What are some of the experiences you’ve had that have helped shape your vision?

I guess I would have to say that coming within a hair’s breadth of flunking out of second grade is right up near the top of the list. In my second year of grammar school I flunked 13 out of 15 grades—only managing to pass recess and manners. Actually, the grades were appropriate for me—as far as I could tell, everything was a game, and I had no reason to treat people with anything other than friendly interest and polite respect. I still value that worldview and believe that it represents a suitable goal in many circumstances. For example, I still think that work should be a source of pleasure and the workplace a center of polite egalitarian cooperation.

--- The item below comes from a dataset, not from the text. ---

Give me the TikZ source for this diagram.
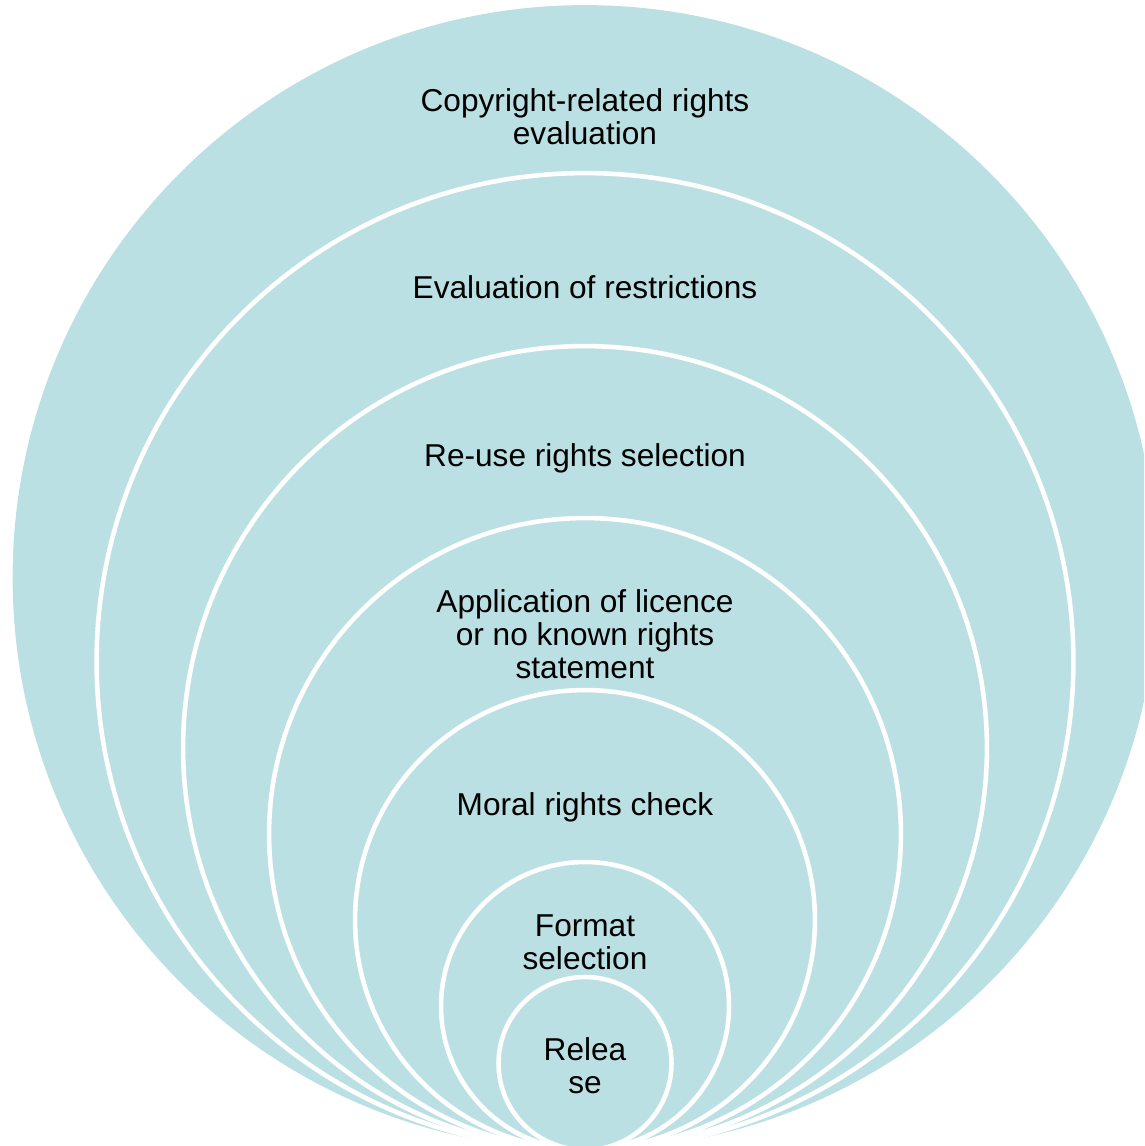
\documentclass[tikz,border=0pt]{standalone}
\usepackage{fontspec}
\setmainfont{Liberation Sans}
\definecolor{ringblue}{HTML}{BBE0E3}
\tikzset{
  ring/.style = {draw = white, line width = 2.6pt, fill = ringblue},
  lbl/.style = {align = center, inner sep = 0pt, font = \fontsize{18}{18.8}\selectfont}
}
\begin{document}
\begin{tikzpicture}[x = 0.02cm, y = -0.02cm]
    \useasboundingbox (0, 0) rectangle (1144, 1146);
    \clip (0, 0) rectangle (1144, 1146);
    \pgfmathsetmacro{\xc}{585};
    \pgfmathsetmacro{\yb}{1150};

    \draw [ring, draw = none] (\xc, \yb - 572.5) circle [radius = 11.45cm];
    \draw [ring] (\xc, \yb - 488.5) circle [radius = 9.77cm];
    \draw [ring] (\xc, \yb - 402) circle [radius = 8.04cm];
    \draw [ring] (\xc, \yb - 316) circle [radius = 6.32cm];
    \draw [ring] (\xc, \yb - 230) circle [radius = 4.6cm];
    \draw [ring] (\xc, \yb - 144) circle [radius = 2.88cm];
    \draw [ring] (\xc, \yb - 86.5) circle [radius = 1.73cm];

    \node (copy) [lbl] at (\xc, 117) {Copyright-related rights\\evaluation};
    \node (restr) [lbl] at (\xc, 287) {Evaluation of restrictions};
    \node (reuse) [lbl] at (\xc, 458) {Re-use rights selection};
    \node (licence) [lbl] at (\xc, 634) {Application of licence\\or no known rights\\statement};
    \node (moral) [lbl] at (\xc, 807) {Moral rights check};
    \node (format) [lbl] at (\xc, 942) {Format\\selection};
    \node (release) [lbl] at (\xc, 1066) {Relea\\se};
\end{tikzpicture}
\end{document}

What do you do in your spare time?

My favorite pastimes are learning and creating. Right now I’m learning to read music and play clarinet. I’m also working on my fourth patent, an article for HBR, and (if I’m really lucky) will manage to get my shop cleaned up before I become too senile to recognize the difference between a hammer and a hamster.

What is your number one philosophy that you try to teach all of your clients?

I run a company that is dedicated to one central idea: Our goal is to make the world better while we generate profit for both our clients and ourselves. (Note that this is similar to, but very different from, having generation of profit as the primary goal.) What’s the connection between the betterment of society and workplace assessments? A good assessment makes society better by improving working conditions and profit simultaneously. If it doesn’t do both, we’re not interested, and we routinely turn down contract offers that don’t hold out the promise of letting us do both.

Moreover, teaching is a critical component of our work. At my company we teach our clients how to do what we do, so they can take on as much or as little of those responsibilities as they choose. As a result, many of our clients see our invoices decline over time until we finally make ourselves unnecessary, just as any good teacher does. This is, of course, not the conventional business model that most consulting companies follow; however, it has worked well for us and has allowed our company to provide assessment services to more than 3 million employees during the last decade.

Although our approach is unusual in the business world, it is entirely consistent with our social and educational goals—if you were free to choose any teacher in the world, wouldn’t you pick one who had the good sense and humility to educate and serve you only until you could do for yourself what at first you could only do with his or her assistance?